§ Material:
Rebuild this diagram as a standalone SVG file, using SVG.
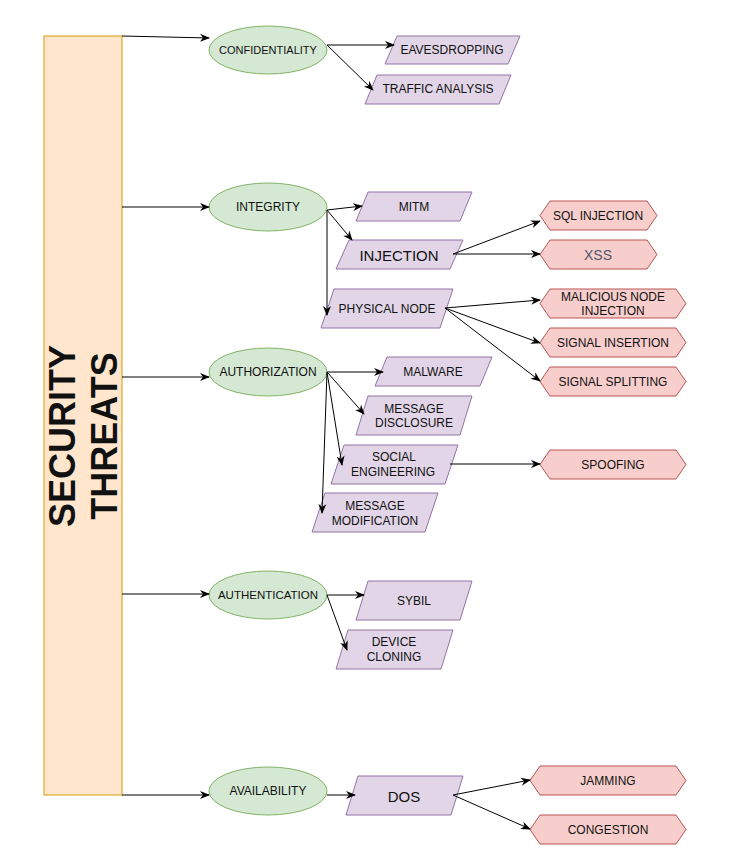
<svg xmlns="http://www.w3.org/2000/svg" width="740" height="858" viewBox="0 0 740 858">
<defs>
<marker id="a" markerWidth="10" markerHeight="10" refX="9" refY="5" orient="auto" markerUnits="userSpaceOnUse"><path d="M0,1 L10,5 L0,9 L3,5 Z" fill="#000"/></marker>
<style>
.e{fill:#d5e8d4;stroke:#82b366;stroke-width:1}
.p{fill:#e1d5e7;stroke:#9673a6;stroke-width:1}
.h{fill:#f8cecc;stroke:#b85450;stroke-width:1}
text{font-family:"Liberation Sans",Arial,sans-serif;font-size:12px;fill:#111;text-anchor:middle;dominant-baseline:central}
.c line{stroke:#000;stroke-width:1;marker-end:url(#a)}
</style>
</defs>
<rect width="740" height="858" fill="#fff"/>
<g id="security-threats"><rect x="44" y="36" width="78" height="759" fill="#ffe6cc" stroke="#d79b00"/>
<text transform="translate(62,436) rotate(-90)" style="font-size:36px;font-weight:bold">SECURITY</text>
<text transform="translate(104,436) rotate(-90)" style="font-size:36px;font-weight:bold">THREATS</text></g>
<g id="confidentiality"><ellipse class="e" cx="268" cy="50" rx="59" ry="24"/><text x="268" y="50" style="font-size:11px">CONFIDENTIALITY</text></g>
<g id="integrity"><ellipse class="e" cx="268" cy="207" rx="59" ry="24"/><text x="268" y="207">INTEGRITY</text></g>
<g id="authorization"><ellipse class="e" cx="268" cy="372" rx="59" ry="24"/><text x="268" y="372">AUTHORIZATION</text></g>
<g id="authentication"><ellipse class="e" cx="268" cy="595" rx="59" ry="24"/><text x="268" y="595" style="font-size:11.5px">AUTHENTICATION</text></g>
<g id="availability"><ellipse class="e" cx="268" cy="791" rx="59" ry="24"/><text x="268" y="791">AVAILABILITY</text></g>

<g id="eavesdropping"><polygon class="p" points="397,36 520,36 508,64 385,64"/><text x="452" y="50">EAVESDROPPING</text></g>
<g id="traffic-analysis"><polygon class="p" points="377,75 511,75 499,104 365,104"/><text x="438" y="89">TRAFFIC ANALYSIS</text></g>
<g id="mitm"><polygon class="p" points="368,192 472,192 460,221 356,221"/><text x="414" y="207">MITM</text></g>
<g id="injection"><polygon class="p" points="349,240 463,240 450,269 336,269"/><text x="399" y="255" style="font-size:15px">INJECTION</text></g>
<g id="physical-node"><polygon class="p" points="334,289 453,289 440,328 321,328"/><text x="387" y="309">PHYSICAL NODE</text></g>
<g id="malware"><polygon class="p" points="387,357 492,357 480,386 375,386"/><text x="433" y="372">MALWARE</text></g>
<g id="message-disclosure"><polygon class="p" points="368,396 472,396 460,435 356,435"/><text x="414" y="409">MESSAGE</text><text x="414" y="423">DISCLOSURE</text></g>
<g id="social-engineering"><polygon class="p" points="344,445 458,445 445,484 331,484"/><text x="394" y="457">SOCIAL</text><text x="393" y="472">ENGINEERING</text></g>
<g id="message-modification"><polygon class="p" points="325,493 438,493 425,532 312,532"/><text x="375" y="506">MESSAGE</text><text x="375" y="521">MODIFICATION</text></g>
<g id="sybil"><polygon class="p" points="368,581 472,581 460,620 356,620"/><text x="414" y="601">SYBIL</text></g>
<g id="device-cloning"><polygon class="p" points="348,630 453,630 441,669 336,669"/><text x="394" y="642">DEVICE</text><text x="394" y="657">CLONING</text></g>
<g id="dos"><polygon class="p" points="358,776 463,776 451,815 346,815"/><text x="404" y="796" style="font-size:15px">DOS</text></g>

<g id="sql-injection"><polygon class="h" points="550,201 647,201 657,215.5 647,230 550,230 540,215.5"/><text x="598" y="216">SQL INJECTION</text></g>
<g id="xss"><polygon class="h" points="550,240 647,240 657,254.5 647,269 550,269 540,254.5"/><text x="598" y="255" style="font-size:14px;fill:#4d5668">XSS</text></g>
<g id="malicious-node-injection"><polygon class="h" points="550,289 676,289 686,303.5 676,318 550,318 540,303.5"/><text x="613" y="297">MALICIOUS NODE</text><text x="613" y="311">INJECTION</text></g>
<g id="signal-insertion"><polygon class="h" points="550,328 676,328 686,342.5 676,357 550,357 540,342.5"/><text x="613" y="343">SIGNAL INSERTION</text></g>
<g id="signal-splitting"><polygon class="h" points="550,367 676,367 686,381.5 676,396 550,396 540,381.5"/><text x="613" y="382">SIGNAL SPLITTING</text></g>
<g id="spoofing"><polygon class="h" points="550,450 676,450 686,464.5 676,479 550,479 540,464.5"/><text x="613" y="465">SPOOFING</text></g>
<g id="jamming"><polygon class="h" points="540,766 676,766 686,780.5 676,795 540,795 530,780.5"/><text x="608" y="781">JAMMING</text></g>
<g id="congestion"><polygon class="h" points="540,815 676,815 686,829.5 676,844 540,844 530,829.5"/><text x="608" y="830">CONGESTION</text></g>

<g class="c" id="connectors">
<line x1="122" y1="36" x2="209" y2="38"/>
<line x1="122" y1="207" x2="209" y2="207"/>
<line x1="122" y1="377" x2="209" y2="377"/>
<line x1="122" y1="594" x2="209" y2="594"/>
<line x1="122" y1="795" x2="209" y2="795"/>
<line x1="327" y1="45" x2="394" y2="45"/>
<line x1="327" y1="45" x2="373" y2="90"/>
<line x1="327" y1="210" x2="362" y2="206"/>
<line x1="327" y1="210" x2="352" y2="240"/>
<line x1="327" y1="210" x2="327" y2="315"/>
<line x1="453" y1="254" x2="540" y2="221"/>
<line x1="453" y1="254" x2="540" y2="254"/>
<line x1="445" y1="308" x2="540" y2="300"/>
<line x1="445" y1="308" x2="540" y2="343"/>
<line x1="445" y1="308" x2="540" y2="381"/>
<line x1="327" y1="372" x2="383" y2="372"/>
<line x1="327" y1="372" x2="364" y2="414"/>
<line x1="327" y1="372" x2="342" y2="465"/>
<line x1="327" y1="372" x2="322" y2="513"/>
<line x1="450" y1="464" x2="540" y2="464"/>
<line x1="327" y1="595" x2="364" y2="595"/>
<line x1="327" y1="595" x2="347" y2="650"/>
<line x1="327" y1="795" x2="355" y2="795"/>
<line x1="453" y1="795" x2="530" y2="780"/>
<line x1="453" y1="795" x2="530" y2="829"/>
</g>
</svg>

§ To do: Please transcribe the material above exactly as written. Leave the pictures out.

§ Task solution:
Rebuild this diagram as a standalone SVG file, using SVG.
<svg xmlns="http://www.w3.org/2000/svg" width="740" height="858" viewBox="0 0 740 858">
<defs>
<marker id="a" markerWidth="10" markerHeight="10" refX="9" refY="5" orient="auto" markerUnits="userSpaceOnUse"><path d="M0,1 L10,5 L0,9 L3,5 Z" fill="#000"/></marker>
<style>
.e{fill:#d5e8d4;stroke:#82b366;stroke-width:1}
.p{fill:#e1d5e7;stroke:#9673a6;stroke-width:1}
.h{fill:#f8cecc;stroke:#b85450;stroke-width:1}
text{font-family:"Liberation Sans",Arial,sans-serif;font-size:12px;fill:#111;text-anchor:middle;dominant-baseline:central}
.c line{stroke:#000;stroke-width:1;marker-end:url(#a)}
</style>
</defs>
<rect width="740" height="858" fill="#fff"/>
<g id="security-threats"><rect x="44" y="36" width="78" height="759" fill="#ffe6cc" stroke="#d79b00"/>
<text transform="translate(62,436) rotate(-90)" style="font-size:36px;font-weight:bold">SECURITY</text>
<text transform="translate(104,436) rotate(-90)" style="font-size:36px;font-weight:bold">THREATS</text></g>
<g id="confidentiality"><ellipse class="e" cx="268" cy="50" rx="59" ry="24"/><text x="268" y="50" style="font-size:11px">CONFIDENTIALITY</text></g>
<g id="integrity"><ellipse class="e" cx="268" cy="207" rx="59" ry="24"/><text x="268" y="207">INTEGRITY</text></g>
<g id="authorization"><ellipse class="e" cx="268" cy="372" rx="59" ry="24"/><text x="268" y="372">AUTHORIZATION</text></g>
<g id="authentication"><ellipse class="e" cx="268" cy="595" rx="59" ry="24"/><text x="268" y="595" style="font-size:11.5px">AUTHENTICATION</text></g>
<g id="availability"><ellipse class="e" cx="268" cy="791" rx="59" ry="24"/><text x="268" y="791">AVAILABILITY</text></g>

<g id="eavesdropping"><polygon class="p" points="397,36 520,36 508,64 385,64"/><text x="452" y="50">EAVESDROPPING</text></g>
<g id="traffic-analysis"><polygon class="p" points="377,75 511,75 499,104 365,104"/><text x="438" y="89">TRAFFIC ANALYSIS</text></g>
<g id="mitm"><polygon class="p" points="368,192 472,192 460,221 356,221"/><text x="414" y="207">MITM</text></g>
<g id="injection"><polygon class="p" points="349,240 463,240 450,269 336,269"/><text x="399" y="255" style="font-size:15px">INJECTION</text></g>
<g id="physical-node"><polygon class="p" points="334,289 453,289 440,328 321,328"/><text x="387" y="309">PHYSICAL NODE</text></g>
<g id="malware"><polygon class="p" points="387,357 492,357 480,386 375,386"/><text x="433" y="372">MALWARE</text></g>
<g id="message-disclosure"><polygon class="p" points="368,396 472,396 460,435 356,435"/><text x="414" y="409">MESSAGE</text><text x="414" y="423">DISCLOSURE</text></g>
<g id="social-engineering"><polygon class="p" points="344,445 458,445 445,484 331,484"/><text x="394" y="457">SOCIAL</text><text x="393" y="472">ENGINEERING</text></g>
<g id="message-modification"><polygon class="p" points="325,493 438,493 425,532 312,532"/><text x="375" y="506">MESSAGE</text><text x="375" y="521">MODIFICATION</text></g>
<g id="sybil"><polygon class="p" points="368,581 472,581 460,620 356,620"/><text x="414" y="601">SYBIL</text></g>
<g id="device-cloning"><polygon class="p" points="348,630 453,630 441,669 336,669"/><text x="394" y="642">DEVICE</text><text x="394" y="657">CLONING</text></g>
<g id="dos"><polygon class="p" points="358,776 463,776 451,815 346,815"/><text x="404" y="796" style="font-size:15px">DOS</text></g>

<g id="sql-injection"><polygon class="h" points="550,201 647,201 657,215.5 647,230 550,230 540,215.5"/><text x="598" y="216">SQL INJECTION</text></g>
<g id="xss"><polygon class="h" points="550,240 647,240 657,254.5 647,269 550,269 540,254.5"/><text x="598" y="255" style="font-size:14px;fill:#4d5668">XSS</text></g>
<g id="malicious-node-injection"><polygon class="h" points="550,289 676,289 686,303.5 676,318 550,318 540,303.5"/><text x="613" y="297">MALICIOUS NODE</text><text x="613" y="311">INJECTION</text></g>
<g id="signal-insertion"><polygon class="h" points="550,328 676,328 686,342.5 676,357 550,357 540,342.5"/><text x="613" y="343">SIGNAL INSERTION</text></g>
<g id="signal-splitting"><polygon class="h" points="550,367 676,367 686,381.5 676,396 550,396 540,381.5"/><text x="613" y="382">SIGNAL SPLITTING</text></g>
<g id="spoofing"><polygon class="h" points="550,450 676,450 686,464.5 676,479 550,479 540,464.5"/><text x="613" y="465">SPOOFING</text></g>
<g id="jamming"><polygon class="h" points="540,766 676,766 686,780.5 676,795 540,795 530,780.5"/><text x="608" y="781">JAMMING</text></g>
<g id="congestion"><polygon class="h" points="540,815 676,815 686,829.5 676,844 540,844 530,829.5"/><text x="608" y="830">CONGESTION</text></g>

<g class="c" id="connectors">
<line x1="122" y1="36" x2="209" y2="38"/>
<line x1="122" y1="207" x2="209" y2="207"/>
<line x1="122" y1="377" x2="209" y2="377"/>
<line x1="122" y1="594" x2="209" y2="594"/>
<line x1="122" y1="795" x2="209" y2="795"/>
<line x1="327" y1="45" x2="394" y2="45"/>
<line x1="327" y1="45" x2="373" y2="90"/>
<line x1="327" y1="210" x2="362" y2="206"/>
<line x1="327" y1="210" x2="352" y2="240"/>
<line x1="327" y1="210" x2="327" y2="315"/>
<line x1="453" y1="254" x2="540" y2="221"/>
<line x1="453" y1="254" x2="540" y2="254"/>
<line x1="445" y1="308" x2="540" y2="300"/>
<line x1="445" y1="308" x2="540" y2="343"/>
<line x1="445" y1="308" x2="540" y2="381"/>
<line x1="327" y1="372" x2="383" y2="372"/>
<line x1="327" y1="372" x2="364" y2="414"/>
<line x1="327" y1="372" x2="342" y2="465"/>
<line x1="327" y1="372" x2="322" y2="513"/>
<line x1="450" y1="464" x2="540" y2="464"/>
<line x1="327" y1="595" x2="364" y2="595"/>
<line x1="327" y1="595" x2="347" y2="650"/>
<line x1="327" y1="795" x2="355" y2="795"/>
<line x1="453" y1="795" x2="530" y2="780"/>
<line x1="453" y1="795" x2="530" y2="829"/>
</g>
</svg>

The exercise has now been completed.